When TfL was established it took a considerable amount of space at Windsor House in Victoria Street, to which place power and control of the old London Transport organization gradually shifted. Those presiding over events really wanted modern office facilities across a minimum number of sites, and as money became tighter the conclusion was that these sites need not necessarily be in central London, reducing costs and perhaps allowing at least part of the lucrative central London estate to be disposed of. The unweildy and out-of-date facilities at 55 Broadway were an 'obvious' candidate for redevelopment and it was hoped the whole of the administrative staff, after much pruning, could be accommodated elsewhere.

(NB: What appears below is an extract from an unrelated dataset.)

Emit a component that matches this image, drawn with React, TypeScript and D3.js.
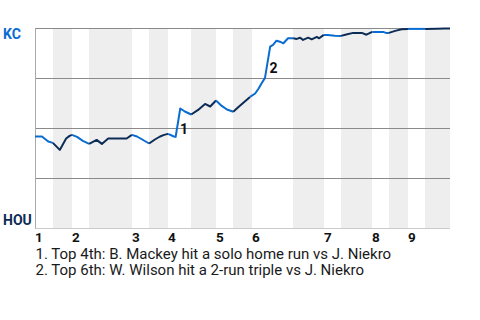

There were several challenges in to this aspiration. For a start the complex (and particularly the tower) was heavily integrated with the operational railway. Apart from containing several critical control rooms, cabled directly into the railway below, the building also shared power supplies with the station. Another difficulty was the Grade 1 listing, somewhat circumscribing what could actually be done with the place if TfL moved out. After much agonizing TfL decided the building could be converted into residential accommodation except for the lower floors which could be shopping and leisure. After some architectural designs were gone into plans were produced which reopened the whole of the ground floor to the public, for shopping at ground floor and leisure on the large first floor. These areas would be segregated from the residential upper levels to which the main access would be via the lifts. Lift access from the existing lobby would be closed off and a new high-quality private entrance would be built to the west, from an area released by a separate development of 100 Petty France, which it appears would be demolished and seems to have been part of a separate scheme. The plans appeared to be workable and perhaps even a good solution if the tower had to be retained.
Only preliminary work was ever undertaken and this included the transfer of the BT Police and LU Network Control Centres to Southwark in April 2013 after which it was hoped at least the tower could be cleared by the end of the year. This was not to be. In the adverse financial climate, it proved impossible to make the case for release of the building and though not as full as it was, as I write in mid 2019, the building is still very much in use. A project has just started to disentangle the power supplies and it is hoped one day still to move out on some commercially favourable basis.
So, I hope that it will be seen that the history of this block is not without interest and that whenever someone refers to '55 Broadway' your mind leaps to the question 'which bit'?